- The Washington Times - Monday, May 20, 2002

SACRAMENTO, Calif. In each of their two previous playoff series, the Sacramento Kings, winners of a league-high 36 home games this season, let homecourt advantage slip away. However, the Kings never lost their confidence and went on to beat rather easily, in fact both the Utah Jazz and the Dallas Mavericks.
But after being beaten at home Saturday night by the Los Angeles Lakers to give away the advantage again at Arco Arena, the once brash Kings appear to have toned down their rhetoric. They already know what is at stake in Game 2 of the Western Conference finals here tonight.

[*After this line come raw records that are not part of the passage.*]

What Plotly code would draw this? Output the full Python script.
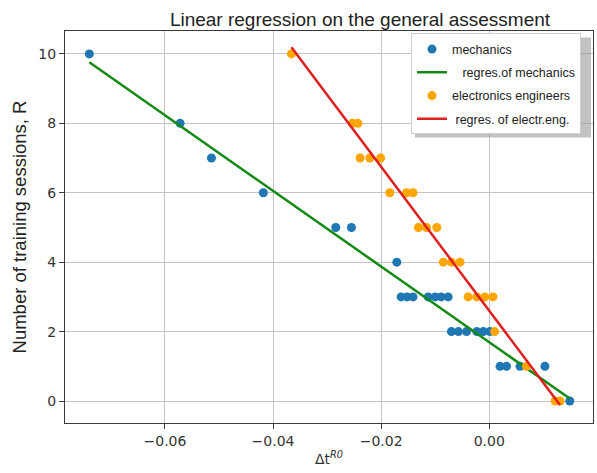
import plotly.graph_objects as go

# ---- data ----
mech_x = [-0.0740, -0.0572, -0.0514, -0.0418, -0.0284, -0.0255, -0.0171,
          -0.0163, -0.0152, -0.0141, -0.0113, -0.0100, -0.0089, -0.0076,
          -0.0070, -0.0057, -0.0042, -0.0023, -0.0011, 0.0001,
          0.0020, 0.0032, 0.0057, 0.0103, 0.0149]
mech_y = [10, 8, 7, 6, 5, 5, 4,
          3, 3, 3, 3, 3, 3, 3,
          2, 2, 2, 2, 2, 2,
          1, 1, 1, 1, 0]

elec_x = [-0.0366, -0.0253, -0.0243, -0.0239, -0.0221, -0.0201,
          -0.0184, -0.0153, -0.0141, -0.0131, -0.0116, -0.0097,
          -0.0085, -0.0070, -0.0054, -0.0039, -0.0023, -0.0008, 0.0007,
          0.0010, 0.0069, 0.0122, 0.0131]
elec_y = [10, 8, 8, 7, 7, 7,
          6, 6, 6, 5, 5, 5,
          4, 4, 4, 3, 3, 3, 3,
          2, 1, 0, 0]

# regression coefficients (intercept, slope)
mech_fit = (1.694, -109.0)
elec_fit = (2.60, -207.4)

x_ticks = [-0.06, -0.04, -0.02, 0.00]
x_tick_text = ["\u22120.06", "\u22120.04", "\u22120.02", "0.00"]
y_ticks = [0, 2, 4, 6, 8, 10]

labels = ["mechanics", "\u00a0\u00a0\u00a0regres.of mechanics",
          "electronics engineers", "\u00a0regres. of electr.eng."]


def fit_line(xs, coef):
    x0, x1 = min(xs), max(xs)
    return [x0, x1], [coef[0] + coef[1] * x0, coef[0] + coef[1] * x1]


mlx, mly = fit_line(mech_x, mech_fit)
elx, ely = fit_line(elec_x, elec_fit)

fig = go.Figure()
fig.add_trace(go.Scatter(x=mech_x, y=mech_y, mode="markers", name=labels[0],
                         legendgroup="a",
                         marker=dict(color="#1f77b4", size=9, line=dict(width=0))))
fig.add_trace(go.Scatter(x=mlx, y=mly, mode="lines", name=labels[1],
                         legendgroup="b",
                         line=dict(color="#138a13", width=2.5)))
fig.add_trace(go.Scatter(x=elec_x, y=elec_y, mode="markers", name=labels[2],
                         legendgroup="c",
                         marker=dict(color="#ffa500", size=9, line=dict(width=0))))
fig.add_trace(go.Scatter(x=elx, y=ely, mode="lines", name=labels[3],
                         legendgroup="d",
                         line=dict(color="#e01f1f", width=2.5)))

axis_common = dict(
    showline=True, mirror=True, linecolor="#3a3a3a", linewidth=1.3,
    showgrid=True, gridcolor="#c4c4c4", gridwidth=1,
    zeroline=False, ticks="outside", ticklen=5, tickcolor="#3a3a3a",
    tickfont=dict(family="DejaVu Sans", size=14, color="#333333"),
)

PX0, PX1, PY0, PY1 = 65, 593, 30.5, 422.7
PW, PH = PX1 - PX0, PY1 - PY0


def px_x(p):
    return (p - PX0) / PW


def px_y(p):
    return (PY1 - p) / PH


fig.update_layout(
    width=597, height=473,
    margin=dict(l=PX0, r=597 - PX1, t=PY0, b=473 - PY1),
    paper_bgcolor="white", plot_bgcolor="white",
    title=dict(text="Linear regression on the general assessment",
               x=px_x(360), xref="paper", xanchor="center",
               y=1 - 19 / 473, yanchor="middle",
               font=dict(family="Liberation Sans", size=19, color="#222222")),
    xaxis=dict(range=[-0.0785, 0.0192], tickvals=x_ticks, ticktext=x_tick_text,
               title=dict(text="\u0394t<sup><i>R0</i></sup>", standoff=6,
                          font=dict(family="DejaVu Sans", size=14, color="#333333")),
               **axis_common),
    yaxis=dict(range=[-0.633, 10.66], tickvals=y_ticks,
               title=dict(text="Number of training sessions, R", standoff=6,
                          font=dict(family="Liberation Sans", size=18.5, color="#222222")),
               **axis_common),
    legend=dict(x=px_x(411), y=px_y(33), xanchor="left", yanchor="top",
                bgcolor="white", bordercolor="#cfcfcf", borderwidth=1,
                font=dict(family="Liberation Sans", size=12.5, color="#222222"),
                tracegroupgap=4, traceorder="grouped"),
    showlegend=True,
)

# legend shadow
fig.add_shape(type="rect", xref="paper", yref="paper",
              x0=px_x(415), x1=px_x(591),
              y0=px_y(137), y1=px_y(37),
              fillcolor="#9a9a9a", line=dict(width=0), layer="above", opacity=0.6)

fig.write_html("out.html",
               config={"displayModeBar": False},
               post_script="document.body.style.margin='0';document.body.style.padding='0';")
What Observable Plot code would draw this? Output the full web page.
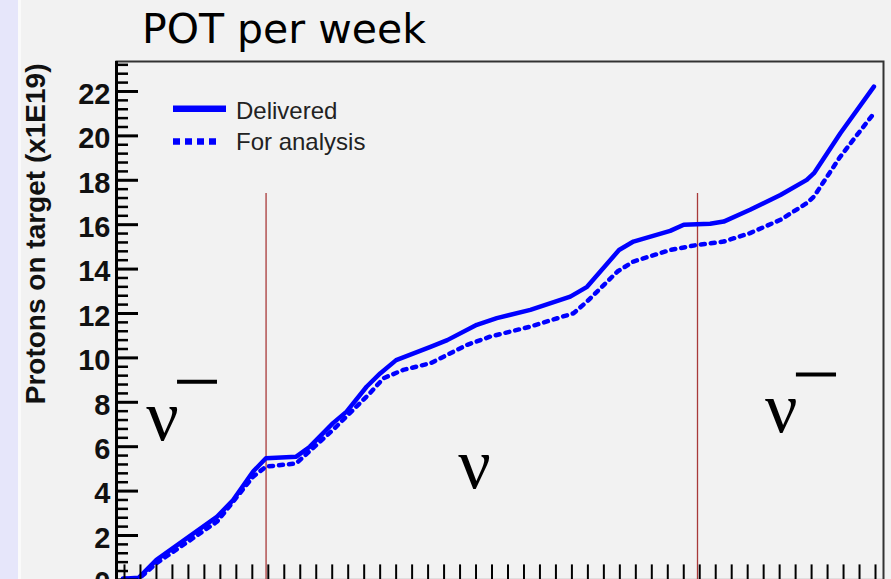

"There is more pressure on us," said center Vlade Divac, whose job is to try and slow the Lakers' Shaquille O'Neal. "We lost home game number one. If you lose number two you basically put yourself one step out of the series. You don't want to go to Los Angeles 0-2. You have to be alive going there to have a chance at winning."
When the Lakers erupted for 36 points in the first quarter of their 106-99 win, their sixth consecutive playoff victory against the Kings, they appear to be more focused than the Kings. They never trailed in the game, and the lead hovered around double figures for most of the second half. But perhaps even more importantly for the two-time defending champions, their two superstars, Kobe Bryant and Shaquille O'Neal, looked the best they have at any time in the playoffs.
Bryant, who was guarded by defensive stopper Doug Christie, scored a game-high 30 points and was spectacular. In the process, Bryant hit some shots most notably jumpers with Christie hanging all over him that left the Kings, quite frankly, in awe.
"Kobe is Kobe, and Shaq is Shaq," said Chris Webber, who led the Kings with 28 points and 14 rebounds. "Kobe hit some shots where it looked like Doug was attached to him. You can't guard him any better than that, and he's such a great player that he's going to hit them. And Shaq dominated play on the inside."
O'Neal finished the game with 26 points, nine rebounds and half of the Lakers' eight blocked shots.
More than anything it was the Lakers' quick start that caught the Kings off guard. The Lakers prefer to play from the inside out, getting the ball inside to O'Neal first, then, if he can't get a shot off, kicking it out. But the Lakers came out with energy, got a lot of players involved and took a 14-point lead at the end of the first quarter.
"Obviously we can't allow them to get out like that because they are too good," Sacramento coach Rick Adelman said. "I don't think we were caught off guard by the way they came out. But that just points out how we have to be at the top of our games if we are going to beat them."
Said Webber: "There is no doubt about it. We are the underdogs in this series."
The Lakers are the clear favorites to win the title again this year, and the Kings' chances were even more remote because of the absence of 6-foot-9 swingman Peja Stojakovic (sprained right ankle). Stojakovic, the team's second-leading scorer during the regular season with a 21.2 point average, could be available at the earliest for Game 3 on Friday in Los Angeles. His replacement, Hedo Turkoglu, was scoreless in 29 minutes in Game 1.
"They missed [Stojakovic] in a lot of different areas," Los Angeles coach Phil Jackson said. "He's a stabilizer for them, and he hits that jump shot. That takes a lot from their offense."
Meanwhile, the Lakers don't seem to need any extra help to remain focused on the Kings. The brash talk the Kings displayed before the series is still fresh in their minds.
"We've been content to go about our business," small forward Rick Fox said. "We expect and anticipate a competitive approach from our opponents. We understand that they are going to carry their hearts on their sleeve and speak of how confident they are and how much heart they have. They can believe that if they want. But these are the games and the results are what will be talked about more."